◆ STATED TASK ◆
Render the material again word for word, skipping the pictures in it.

◆ PROVIDED MATERIAL ◆
===

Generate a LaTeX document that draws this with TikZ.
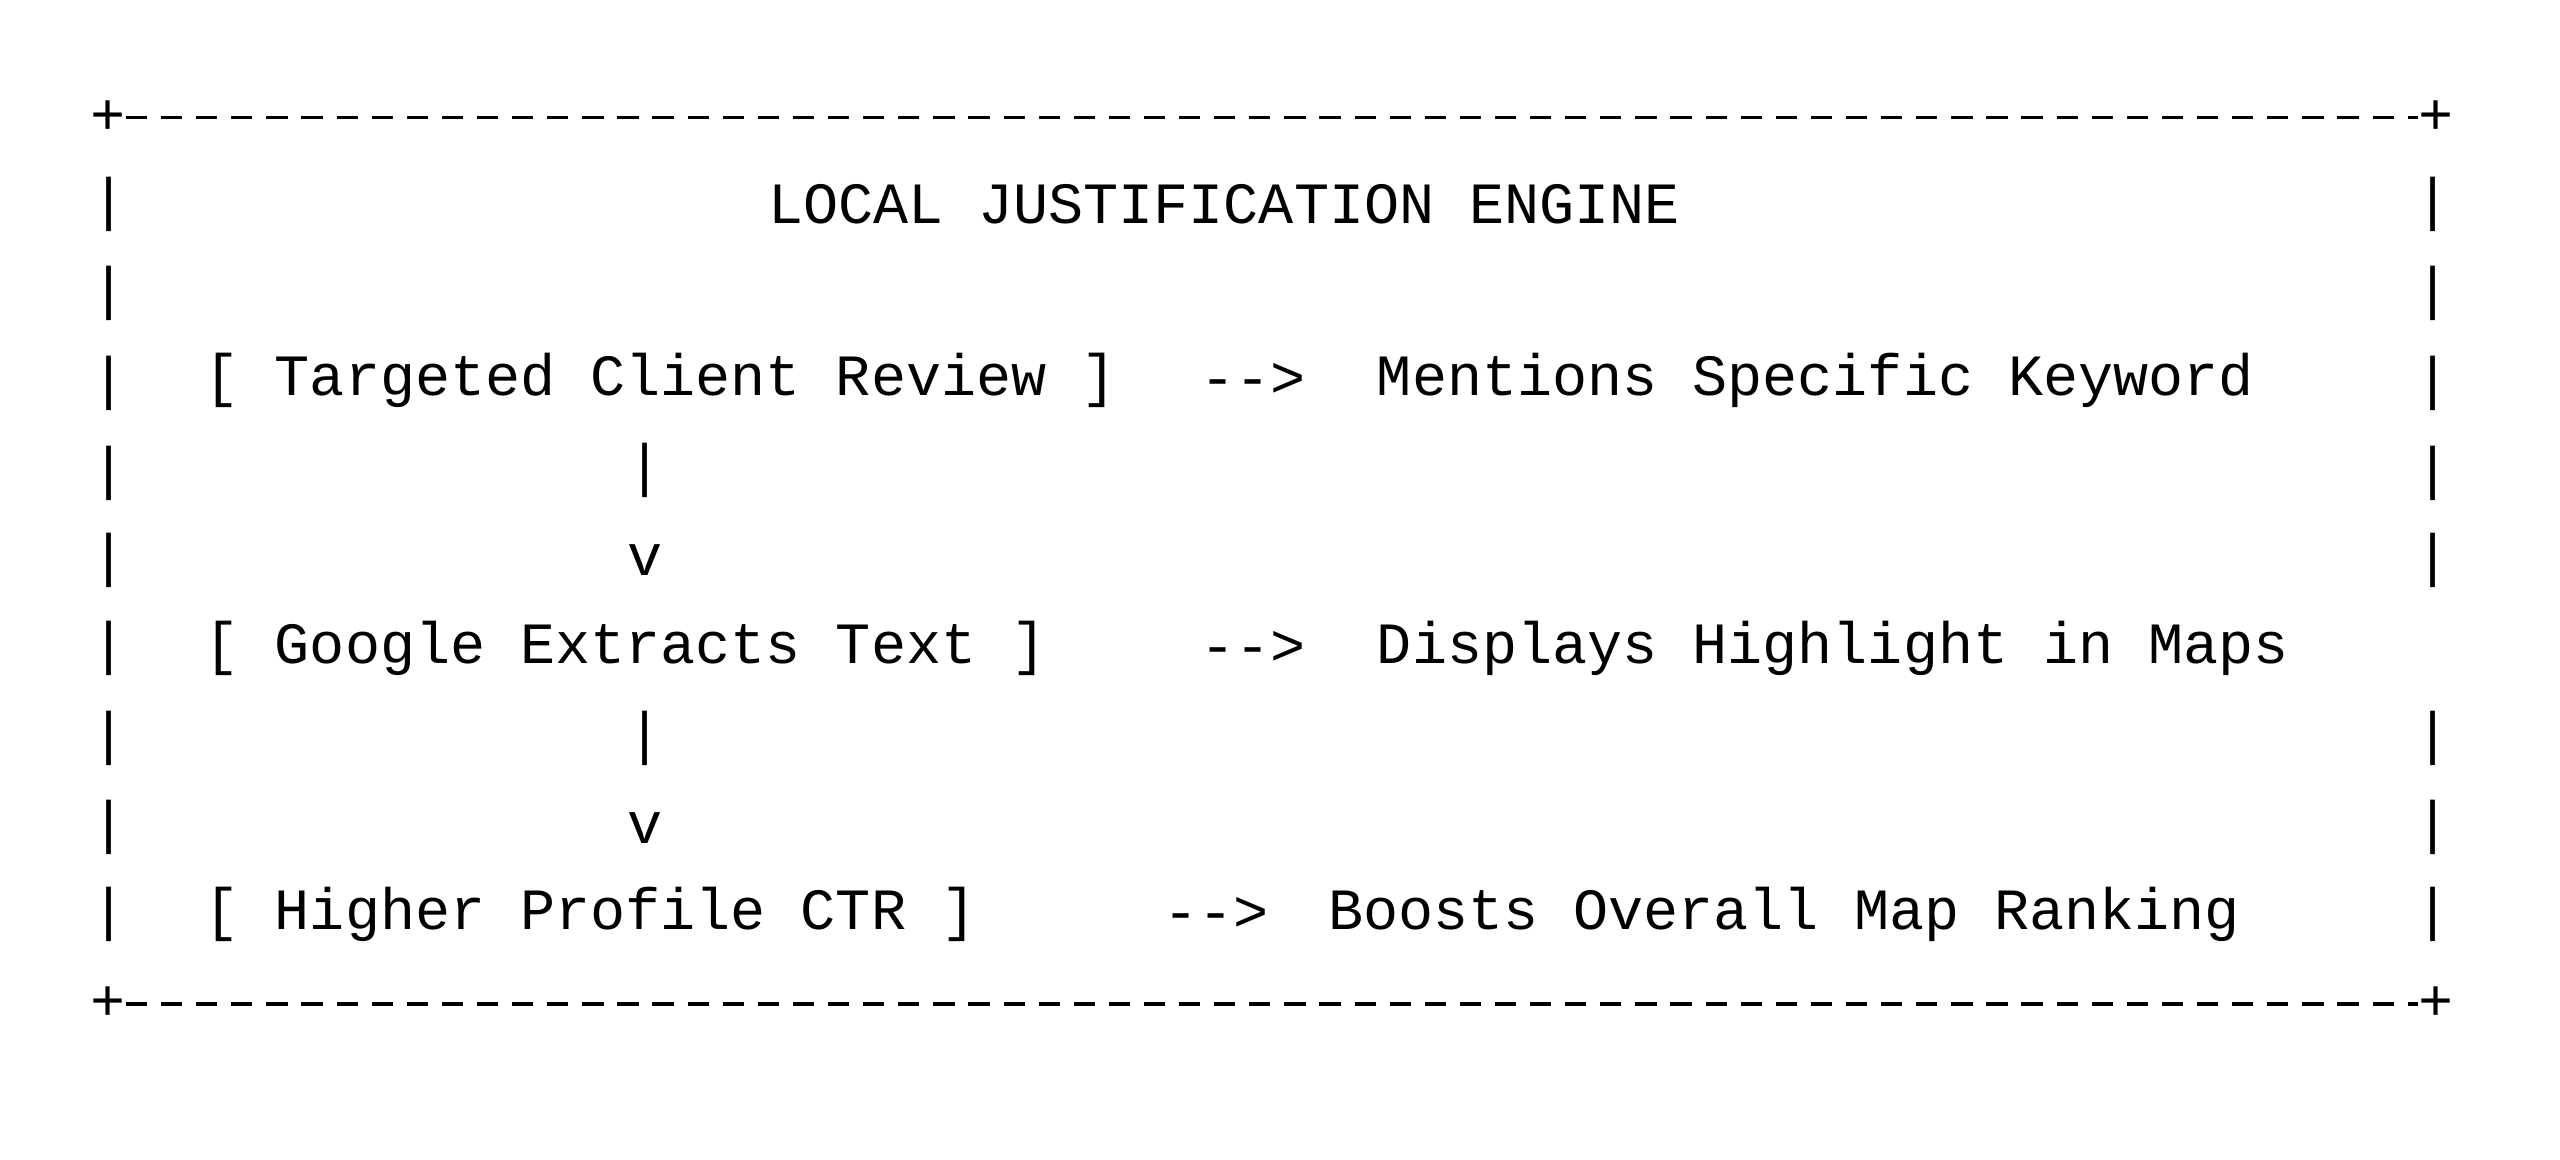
\documentclass[tikz,border=0pt]{standalone}
\usepackage{fontspec}
\setmonofont{Liberation Mono}
\begin{document}
\begin{tikzpicture}[x=0.5pt,y=-0.5pt,
  tx/.style={font=\ttfamily\fontsize{17.9}{20}\selectfont,inner sep=0pt,anchor=west},
  tc/.style={font=\ttfamily\fontsize{17.9}{20}\selectfont,inner sep=0pt},
  brd/.style={line width=1.1pt,dash pattern=on 6.5pt off 4.25pt}]
\useasboundingbox (0,0) rectangle (1568,710);
% border
\node[tc] (tl) at (66,72) {+};
\node[tc] (tr) at (1492,72) {+};
\node[tc] (bl) at (66,615) {+};
\node[tc] (br) at (1492,615) {+};
\draw[brd] (tl.east) -- (tr.west);
\draw[brd] (bl.east) -- (br.west);
\foreach \y/\n in {125/a,180/b,235/c,290/d,343/e,397/f,452/g,507/h,560/i}{
  \node[tc] (L\n) at (67,\y) {|};}
\foreach \y/\n in {125/a,180/b,235/c,290/d,343/e,452/g,507/h,560/i}{
  \node[tc] (R\n) at (1490,\y) {|};}
\node[tx] (title) at (470,125) {LOCAL JUSTIFICATION ENGINE};
\node[tx] (n1) at (125,233) {[ Targeted Client Review ]};
\node[tx] (a1) at (735,233) {-{}->};
\node[tx] (r1) at (843,233) {Mentions Specific Keyword};
\node[tc] (p1) at (395,288) {|};
\node[tc] (v1) at (395,343) {v};
\node[tx] (n2) at (125,397) {[ Google Extracts Text ]};
\node[tx] (a2) at (735,397) {-{}->};
\node[tx] (r2) at (843,397) {Displays Highlight in Maps};
\node[tc] (p2) at (395,452) {|};
\node[tc] (v2) at (395,507) {v};
\node[tx] (n3) at (125,560) {[ Higher Profile CTR ]};
\node[tx] (a3) at (712,560) {-{}->};
\node[tx] (r3) at (813,560) {Boosts Overall Map Ranking};
\end{tikzpicture}
\end{document}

===

◆ EXERCISE RESPONSE ◆
Generate a LaTeX document that draws this with TikZ.
\documentclass[tikz,border=0pt]{standalone}
\usepackage{fontspec}
\setmonofont{Liberation Mono}
\begin{document}
\begin{tikzpicture}[x=0.5pt,y=-0.5pt,
  tx/.style={font=\ttfamily\fontsize{17.9}{20}\selectfont,inner sep=0pt,anchor=west},
  tc/.style={font=\ttfamily\fontsize{17.9}{20}\selectfont,inner sep=0pt},
  brd/.style={line width=1.1pt,dash pattern=on 6.5pt off 4.25pt}]
\useasboundingbox (0,0) rectangle (1568,710);
% border
\node[tc] (tl) at (66,72) {+};
\node[tc] (tr) at (1492,72) {+};
\node[tc] (bl) at (66,615) {+};
\node[tc] (br) at (1492,615) {+};
\draw[brd] (tl.east) -- (tr.west);
\draw[brd] (bl.east) -- (br.west);
\foreach \y/\n in {125/a,180/b,235/c,290/d,343/e,397/f,452/g,507/h,560/i}{
  \node[tc] (L\n) at (67,\y) {|};}
\foreach \y/\n in {125/a,180/b,235/c,290/d,343/e,452/g,507/h,560/i}{
  \node[tc] (R\n) at (1490,\y) {|};}
\node[tx] (title) at (470,125) {LOCAL JUSTIFICATION ENGINE};
\node[tx] (n1) at (125,233) {[ Targeted Client Review ]};
\node[tx] (a1) at (735,233) {-{}->};
\node[tx] (r1) at (843,233) {Mentions Specific Keyword};
\node[tc] (p1) at (395,288) {|};
\node[tc] (v1) at (395,343) {v};
\node[tx] (n2) at (125,397) {[ Google Extracts Text ]};
\node[tx] (a2) at (735,397) {-{}->};
\node[tx] (r2) at (843,397) {Displays Highlight in Maps};
\node[tc] (p2) at (395,452) {|};
\node[tc] (v2) at (395,507) {v};
\node[tx] (n3) at (125,560) {[ Higher Profile CTR ]};
\node[tx] (a3) at (712,560) {-{}->};
\node[tx] (r3) at (813,560) {Boosts Overall Map Ranking};
\end{tikzpicture}
\end{document}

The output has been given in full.